The annual ‘Sham Fight’ at Scarvagh House has been going for 185 years, re-enacting in very small scale the Battle of the Boyne. In the mid 1800s there were similar fights at Gilford and Banbridge. Tradition tells that in 1690 when William III’s army was camped at Scarva, a local man called Reilly brought cherries and fresh eggs to the troops, and as a reward William promised him as much land in the area as he could walk in one day. So Reilly set about it the very next morning, staking out the boundaries and later planting marker trees where the stakes were. The famous old manor house was built in 1717. A newspaper report of 1939 said that the trees were then still standing.

The ‘Sham Fight’ was originally held in the open at Aughlish crossroads. However according to the Dublin Evening Mail of 16 August 1865 a ‘counter-demonstration’ was held in the village by a group of around 350 ‘Fenians’, who marched from Laurencetown to Gilford and then towards Scarva. The 60th Rifles from Newry were sent to keep the peace, along with local police.

The Reillys then offered that the event be relocated to within their estate for 1866 - seemingly with Mr Reilly himself performing the role of William III. The Dublin Evening Mail gave an amusing account on 6 October 1866 of the first one -

‘… a most alarming condition of good feeling and jocularity was proved to exist between the Protestants and Roman Catholics of the district. The Roman Catholics and Orangemen are good friends at Gilford ...' 

The 1867 Scarva events - as reported in the Newry Telegraph - read like a full-scale day-long carnival with 15,000 visitors and the fight lasting for just over an hour. Scarvagh estate remained in the Reilly family until 1904, when it was put up for sale and the future of the ‘Sham Fight’ was at risk.
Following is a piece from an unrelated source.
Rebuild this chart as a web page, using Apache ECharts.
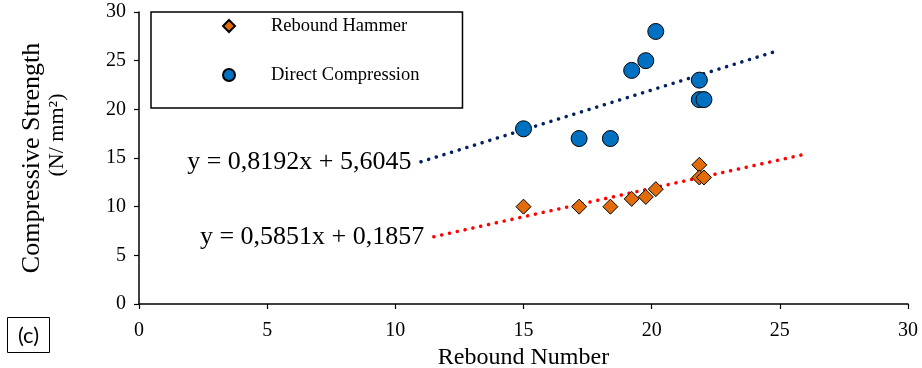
<!DOCTYPE html>
<html>
<head>
<meta charset="utf-8">
<script src="https://cdn.jsdelivr.net/npm/echarts@6/dist/echarts.min.js"></script>
<style>
html,body{margin:0;padding:0;background:#fff;}
#chart{width:922px;height:368px;}
</style>
</head>
<body>
<div id="chart"></div>
<script>
// Data
const reboundNumber = [15, 17.17, 18.39, 19.22, 19.77, 20.16, 21.86, 21.86, 22.04];
const reboundHammer = [10, 10, 10, 10.8, 11.0, 11.8, 14.3, 13.0, 13.0];
const directCompression = [18, 17, 17, 24, 25, 28, 23, 21, 21];
// Trendlines (Excel linear fits shown on chart)
const trendDirect = { slope: 0.8192, intercept: 5.6045, from: 11, to: 25, label: 'y = 0,8192x + 5,6045' };
const trendHammer = { slope: 0.5851, intercept: 0.1857, from: 11.5, to: 26.04, label: 'y = 0,5851x + 0,1857' };
const xTicks = [0, 5, 10, 15, 20, 25, 30];
const yTicks = [0, 5, 10, 15, 20, 25, 30];

const serif = 'Liberation Serif';
function pairs(xs, ys) { return xs.map((x, i) => [x, ys[i]]); }
function trendData(t) {
  const a = [t.from, t.slope * t.from + t.intercept];
  const b = [t.to, t.slope * t.to + t.intercept];
  return [
    { value: a, label: { show: true, position: 'left', distance: 9, formatter: t.label,
        fontFamily: serif, fontSize: 26, color: '#000' } },
    { value: b }
  ];
}

const chart = echarts.init(document.getElementById('chart'), null, { renderer: 'canvas' });
chart.setOption({
  animation: false,
  backgroundColor: '#fff',
  grid: { left: 139, right: 14, top: 12, bottom: 64, containLabel: false, outerBoundsMode: 'none' },
  xAxis: {
    type: 'value', min: xTicks[0], max: xTicks[xTicks.length - 1], interval: 5,
    name: 'Rebound Number', nameLocation: 'middle', nameGap: 33,
    nameTextStyle: { fontFamily: serif, fontSize: 24, color: '#000' },
    axisLine: { lineStyle: { color: '#000', width: 1.5 } },
    axisTick: { show: true, length: 5, lineStyle: { color: '#000', width: 1.2 } },
    axisLabel: { fontFamily: serif, fontSize: 20, color: '#000', margin: 17 },
    splitLine: { show: false }
  },
  yAxis: {
    type: 'value', min: yTicks[0], max: yTicks[yTicks.length - 1], interval: 5,
    name: '{a|Compressive Strength}\n{b|(N/ mm²)}', nameLocation: 'middle', nameGap: 70, nameRotate: 90,
    nameTextStyle: { fontFamily: serif, color: '#000',
      rich: { a: { fontFamily: serif, fontSize: 26, lineHeight: 26, color: '#000' },
              b: { fontFamily: serif, fontSize: 22, lineHeight: 24, color: '#000', padding: [0, 0, 0, 46] } } },
    axisLine: { show: true, lineStyle: { color: '#000', width: 1.5 } },
    axisTick: { show: true, length: 5, lineStyle: { color: '#000', width: 1.2 } },
    axisLabel: { fontFamily: serif, fontSize: 20, color: '#000', margin: 13 },
    splitLine: { show: false }
  },
  legend: {
    data: ['Rebound Hammer', 'Direct Compression'],
    orient: 'vertical', left: 151, top: 12,
    padding: [4, 43, 23, 71],
    itemWidth: 12, itemHeight: 12, itemGap: 29,
    borderColor: '#000', borderWidth: 1.5,
    selectedMode: false,
    textStyle: { fontFamily: serif, fontSize: 18.5, lineHeight: 20, color: '#000', padding: [0, 0, 0, 31] }
  },
  graphic: [{
    type: 'group', left: 7, top: 317,
    children: [
      { type: 'rect', shape: { x: 0, y: 0, width: 42, height: 35 },
        style: { fill: '#fff', stroke: '#000', lineWidth: 1 } },
      { type: 'text', x: 21, y: 18,
        style: { text: '(c)', fontFamily: 'Lato', fontSize: 22, fill: '#000', align: 'center', verticalAlign: 'middle' } }
    ]
  }],
  series: [
    {
      name: 'Direct Trend', type: 'line', data: trendData(trendDirect),
      symbol: 'circle', symbolSize: 1, showSymbol: true,
      itemStyle: { color: 'rgba(0,0,0,0)' },
      lineStyle: { color: '#002060', width: 3.5, type: [0.1, 7.9], cap: 'round' },
      silent: true, z: 1
    },
    {
      name: 'Hammer Trend', type: 'line', data: trendData(trendHammer),
      symbol: 'circle', symbolSize: 1, showSymbol: true,
      itemStyle: { color: 'rgba(0,0,0,0)' },
      lineStyle: { color: '#FF0000', width: 3.5, type: [0.1, 7.9], cap: 'round' },
      silent: true, z: 1
    },
    {
      name: 'Rebound Hammer', type: 'scatter', data: pairs(reboundNumber, reboundHammer),
      symbol: 'diamond', symbolSize: 15,
      itemStyle: { color: '#E36C0A', borderColor: '#000', borderWidth: 1, opacity: 1 },
      z: 3
    },
    {
      name: 'Direct Compression', type: 'scatter', data: pairs(reboundNumber, directCompression),
      symbol: 'circle', symbolSize: 16,
      itemStyle: { color: '#0070C0', borderColor: '#000', borderWidth: 1, opacity: 1 },
      z: 3
    }
  ]
});
</script>
</body>
</html>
Enter Henry Thomson Jr (1840-1917), a local whisky millionaire (see previous post here) and prominent Unionist and Orangeman, who had been an MP in the 1880s as well as High Sheriff for County Down. He bought the Scarvagh estate and in doing so preserved the future of the ‘Sham Fight’ in perpetuity - he also gave land for Scarvagh Orange Hall to be built and which opened in 1908.

Other Thomson properties included Ballyedmond Castle, Downshire House and Altnaveigh House where in 1884 a vast 12th demonstration was held, with a reported crowd of 50,000 people and participants. Another branch of the Thomson family lived at Ravensdale in County Louth.

Henry Thomson died in Scarvagh House in 1917, was buried in St Patrick’s churchyard in Newry. His coffin was carried into the church by the officers of Altnaveigh LOL. and his obituary in the Belfast News Letter stated:

‘he secured to the Orangemen the right to use for ever eight acres of the Scarvagh House demesne for celebrations on the 12th and 13th July and the 12th of August each year. By this and other gracious acts he earned the undying gratitude of the Orange Institution, and his memory will be fondly cherished by the members of that Order in all parts of the Empire.

Newry reporter

 

A memorial Orange hall in Newry was built in his honour. His properties, and seemingly the whiskey business, were inherited by his nephew, Henry Broughton Thomson (1870-1939) who became a politician in British Columbia, was Food Controller for Canada during the Great War and later the Chairman of the Liquor Control Board.

In 1936, just three years before Henry Broughton Thomson died, Scarvagh estate was sold again, this time to Alfred Buller of Orangefield in Belfast, a land steward for Major Blakiston-Houston.